Joyce Pound Shaw and Ulysses in Porno-mags
SNIPPET FROM: An end to bad heir days: The posthumous power of the literary estate
By Gordon Bowker
The question of rights in Joyce's work was a fraught one even during
his lifetime. Fearing prosecution, no one would publish Ulysses complete
and unabridged until Sylvia Beach, the American bookseller in Paris,
bravely did so in 1922. But Joyce's notoriety attracted pirates , and at
one time he was unprotected by good contracts or good law. In November
1925, he found that without his permission Ulysses was being published
serially in the magazine Two Worlds by Samuel Roth, the New York
pornographer. His protests went unheeded. Roth simply sent a cheque for
$1000 which Joyce refused to cash.
Among his literary friends and
supporters, only Ezra Pound and Bernard Shaw were unsympathetic.
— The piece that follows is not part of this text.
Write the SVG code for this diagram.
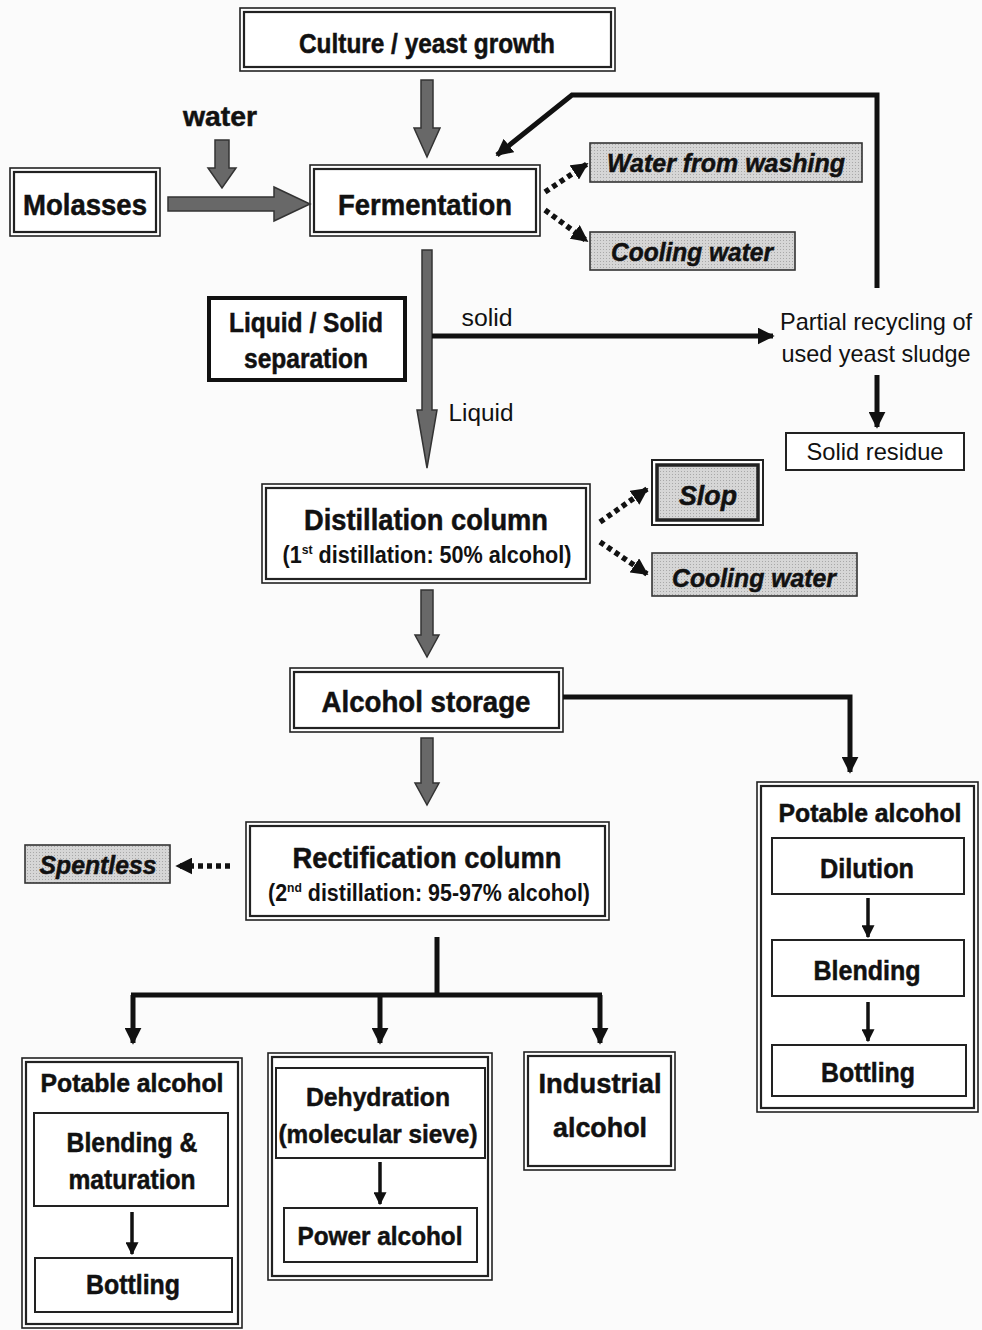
<svg xmlns="http://www.w3.org/2000/svg" width="982" height="1330" viewBox="0 0 982 1330">
<style>
text{font-family:"Liberation Sans",Arial,sans-serif;fill:#111;text-anchor:middle}
.b{font-weight:bold;stroke:#111;stroke-width:0.5}
.bi{font-weight:bold;font-style:italic;stroke:#111;stroke-width:0.5}
.o{fill:#fff;stroke:#222;stroke-width:1.6}
.i{fill:none;stroke:#222;stroke-width:2.2}
.s{fill:#fff;stroke:#222;stroke-width:2}
.g{fill:url(#dots);stroke:#333;stroke-width:1.6}
.ga{fill:#686868;stroke:#333;stroke-width:1.5}
.ln{fill:none;stroke:#111;stroke-width:5}
.ln3{fill:none;stroke:#111;stroke-width:3.5}
.dt{fill:none;stroke:#111;stroke-width:5.5;stroke-dasharray:5 4}
</style>
<defs>
<pattern id="dots" width="3" height="3" patternUnits="userSpaceOnUse">
<rect width="3" height="3" fill="#d6d6d6"/>
<rect width="1" height="1" fill="#a8a8a8"/>
</pattern>
<marker id="ah" viewBox="0 0 10 10" refX="9" refY="5" markerWidth="17" markerHeight="17" markerUnits="userSpaceOnUse" orient="auto"><path d="M0,0 L10,5 L0,10 z" fill="#111"/></marker>
<marker id="ahs" viewBox="0 0 10 10" refX="9" refY="5" markerWidth="13" markerHeight="13" markerUnits="userSpaceOnUse" orient="auto"><path d="M0,0 L10,5 L0,10 z" fill="#111"/></marker>
</defs>
<rect width="982" height="1330" fill="#fbfbfb"/>

<g id="culture">
<rect class="o" x="240" y="8" width="375" height="63"/><rect class="i" x="244" y="12" width="367" height="55"/>
<text class="b" x="427" y="53" font-size="27" textLength="256" lengthAdjust="spacingAndGlyphs">Culture / yeast growth</text>
</g>
<g id="water"><text class="b" x="220" y="126" font-size="27" textLength="74" lengthAdjust="spacingAndGlyphs">water</text></g>
<g id="molasses">
<rect class="o" x="10" y="168" width="150" height="68"/><rect class="i" x="14" y="172" width="142" height="60"/>
<text class="b" x="85" y="215" font-size="29" textLength="124" lengthAdjust="spacingAndGlyphs">Molasses</text>
</g>
<g id="fermentation">
<rect class="o" x="310" y="165" width="230" height="71"/><rect class="i" x="314" y="169" width="222" height="63"/>
<text class="b" x="425" y="215" font-size="30" textLength="174" lengthAdjust="spacingAndGlyphs">Fermentation</text>
</g>
<g id="washing">
<rect class="g" x="590" y="143" width="272" height="39"/>
<text class="bi" x="726" y="172" font-size="26" textLength="238" lengthAdjust="spacingAndGlyphs">Water from washing</text>
</g>
<g id="cooling1">
<rect class="g" x="590" y="232" width="205" height="38"/>
<text class="bi" x="692" y="261" font-size="26" textLength="162" lengthAdjust="spacingAndGlyphs">Cooling water</text>
</g>
<g id="separation">
<rect fill="#fff" stroke="#111" stroke-width="4" x="209" y="298" width="196" height="82"/>
<text class="b" x="306" y="332" font-size="27" textLength="154" lengthAdjust="spacingAndGlyphs">Liquid / Solid</text>
<text class="b" x="306" y="368" font-size="27" textLength="124" lengthAdjust="spacingAndGlyphs">separation</text>
</g>
<g id="labels">
<text x="487" y="326" font-size="23" textLength="51" lengthAdjust="spacingAndGlyphs">solid</text>
<text x="481" y="421" font-size="23" textLength="65" lengthAdjust="spacingAndGlyphs">Liquid</text>
</g>
<g id="recycling">
<text x="876" y="330" font-size="24" textLength="192" lengthAdjust="spacingAndGlyphs">Partial recycling of</text>
<text x="876" y="362" font-size="24" textLength="189" lengthAdjust="spacingAndGlyphs">used yeast sludge</text>
</g>
<g id="residue">
<rect class="s" x="786" y="433" width="178" height="37"/>
<text x="875" y="460" font-size="24" textLength="137" lengthAdjust="spacingAndGlyphs">Solid residue</text>
</g>
<g id="distillation">
<rect class="o" x="262" y="484" width="328" height="99"/><rect class="i" x="266" y="488" width="320" height="91"/>
<text class="b" x="426" y="530" font-size="29" textLength="244" lengthAdjust="spacingAndGlyphs">Distillation column</text>
<text x="427" y="563" font-size="23" font-weight="bold" textLength="289" lengthAdjust="spacingAndGlyphs">(1<tspan font-size="13" dy="-9">st</tspan><tspan dy="9"> distillation: 50% alcohol)</tspan></text>
</g>
<g id="slop">
<rect fill="#fff" stroke="#222" stroke-width="2" x="652" y="460" width="111" height="65"/>
<rect fill="url(#dots)" stroke="#222" stroke-width="3.5" x="657" y="465" width="101" height="55"/>
<text class="bi" x="708" y="505" font-size="28" textLength="58" lengthAdjust="spacingAndGlyphs">Slop</text>
</g>
<g id="cooling2">
<rect class="g" x="652" y="553" width="205" height="43"/>
<text class="bi" x="754" y="587" font-size="26" textLength="164" lengthAdjust="spacingAndGlyphs">Cooling water</text>
</g>
<g id="storage">
<rect class="o" x="290" y="668" width="273" height="64"/><rect class="i" x="294" y="672" width="265" height="56"/>
<text class="b" x="426" y="712" font-size="29" textLength="209" lengthAdjust="spacingAndGlyphs">Alcohol storage</text>
</g>
<g id="rectification">
<rect class="o" x="246" y="822" width="363" height="98"/><rect class="i" x="250" y="826" width="355" height="90"/>
<text class="b" x="427" y="868" font-size="29" textLength="269" lengthAdjust="spacingAndGlyphs">Rectification column</text>
<text x="429" y="901" font-size="23" font-weight="bold" textLength="322" lengthAdjust="spacingAndGlyphs">(2<tspan font-size="13" dy="-9">nd</tspan><tspan dy="9"> distillation: 95-97% alcohol)</tspan></text>
</g>
<g id="spentless">
<rect class="g" x="25" y="845" width="145" height="38"/>
<text class="bi" x="98" y="874" font-size="26" textLength="117" lengthAdjust="spacingAndGlyphs">Spentless</text>
</g>
<g id="potable-left">
<rect class="o" x="22" y="1058" width="220" height="270"/><rect class="i" x="26" y="1062" width="212" height="262"/>
<text class="b" x="132" y="1092" font-size="25" textLength="183" lengthAdjust="spacingAndGlyphs">Potable alcohol</text>
<rect class="s" x="34" y="1113" width="194" height="93"/>
<text class="b" x="132" y="1152" font-size="27" textLength="131" lengthAdjust="spacingAndGlyphs">Blending &amp;</text>
<text class="b" x="132" y="1189" font-size="27" textLength="127" lengthAdjust="spacingAndGlyphs">maturation</text>
<rect class="s" x="35" y="1258" width="197" height="54"/>
<text class="b" x="133" y="1294" font-size="27" textLength="94" lengthAdjust="spacingAndGlyphs">Bottling</text>
</g>
<g id="power">
<rect class="o" x="268" y="1053" width="224" height="227"/><rect class="i" x="272" y="1057" width="216" height="219"/>
<rect class="s" x="276" y="1068" width="209" height="90"/>
<text class="b" x="378" y="1106" font-size="26" textLength="144" lengthAdjust="spacingAndGlyphs">Dehydration</text>
<text class="b" x="378" y="1143" font-size="26" textLength="199" lengthAdjust="spacingAndGlyphs">(molecular sieve)</text>
<rect class="s" x="284" y="1208" width="193" height="54"/>
<text class="b" x="380" y="1245" font-size="26" textLength="165" lengthAdjust="spacingAndGlyphs">Power alcohol</text>
</g>
<g id="industrial">
<rect class="o" x="524" y="1052" width="151" height="118"/><rect class="i" x="528" y="1056" width="143" height="110"/>
<text class="b" x="600" y="1093" font-size="28" textLength="123" lengthAdjust="spacingAndGlyphs">Industrial</text>
<text class="b" x="600" y="1137" font-size="28" textLength="94" lengthAdjust="spacingAndGlyphs">alcohol</text>
</g>
<g id="potable-right">
<rect class="o" x="757" y="782" width="221" height="330"/><rect class="i" x="761" y="786" width="213" height="322"/>
<text class="b" x="870" y="822" font-size="25" textLength="183" lengthAdjust="spacingAndGlyphs">Potable alcohol</text>
<rect class="s" x="772" y="838" width="192" height="56"/>
<text class="b" x="867" y="878" font-size="27" textLength="94" lengthAdjust="spacingAndGlyphs">Dilution</text>
<rect class="s" x="772" y="940" width="192" height="56"/>
<text class="b" x="867" y="980" font-size="27" textLength="107" lengthAdjust="spacingAndGlyphs">Blending</text>
<rect class="s" x="772" y="1045" width="194" height="51"/>
<text class="b" x="868" y="1082" font-size="27" textLength="94" lengthAdjust="spacingAndGlyphs">Bottling</text>
</g>

<g id="connectors">
<polygon class="ga" points="421,80 433,80 433,128 440,128 427,157 414,128 421,128"/>
<polygon class="ga" points="215,140 229,140 229,168 236,168 222,188 208,168 215,168"/>
<polygon class="ga" points="168,197 274,197 274,187 310,204 274,221 274,211 168,211"/>
<polygon class="ga" points="422,250 432,250 432,410 437,410 427,468 417,410 422,410"/>
<polygon class="ga" points="421,590 433,590 433,635 439,635 427,657 415,635 421,635"/>
<polygon class="ga" points="421,738 433,738 433,783 439,783 427,805 415,783 421,783"/>
<path class="ln" d="M877,288 V95 H572 L497,155" marker-end="url(#ah)"/>
<path class="ln" d="M432,336 H773" marker-end="url(#ah)"/>
<path class="ln" d="M877,375 V427" marker-end="url(#ah)"/>
<path class="ln" d="M563,697 H850 V772" marker-end="url(#ah)"/>
<path class="ln" d="M437,937 V995 M131,995 H602"/>
<path class="ln" d="M133,995 V1043" marker-end="url(#ah)"/>
<path class="ln" d="M380,995 V1043" marker-end="url(#ah)"/>
<path class="ln" d="M600,995 V1043" marker-end="url(#ah)"/>
<path class="dt" d="M545,192 L587,164" marker-end="url(#ah)"/>
<path class="dt" d="M545,210 L587,241" marker-end="url(#ah)"/>
<path class="dt" d="M600,522 L647,489" marker-end="url(#ah)"/>
<path class="dt" d="M600,542 L647,574" marker-end="url(#ah)"/>
<path class="dt" d="M230,866 L177,866" marker-end="url(#ah)"/>
<path class="ln3" d="M132,1212 V1254" marker-end="url(#ahs)"/>
<path class="ln3" d="M380,1162 V1204" marker-end="url(#ahs)"/>
<path class="ln3" d="M868,898 V937" marker-end="url(#ahs)"/>
<path class="ln3" d="M868,1002 V1041" marker-end="url(#ahs)"/>
</g>
</svg>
Pound
said that Joyce had only himself to blame for not registering his
copyright in America. He advised him "to write letters to the press
denouncing Roth", or alternatively, "organise a gang of gunmen to scare
[him] out of his pants". But Roth, he warned, was a ruthless capitalist
driven by avarice, not easily stopped.
Joyce was incensed, and
with the aid of friends composed a letter of protest which was
circulated among writers, attacking unjust American copyright law. Pound
refused to sign, as did Shaw, who suspected a Joycean stunt.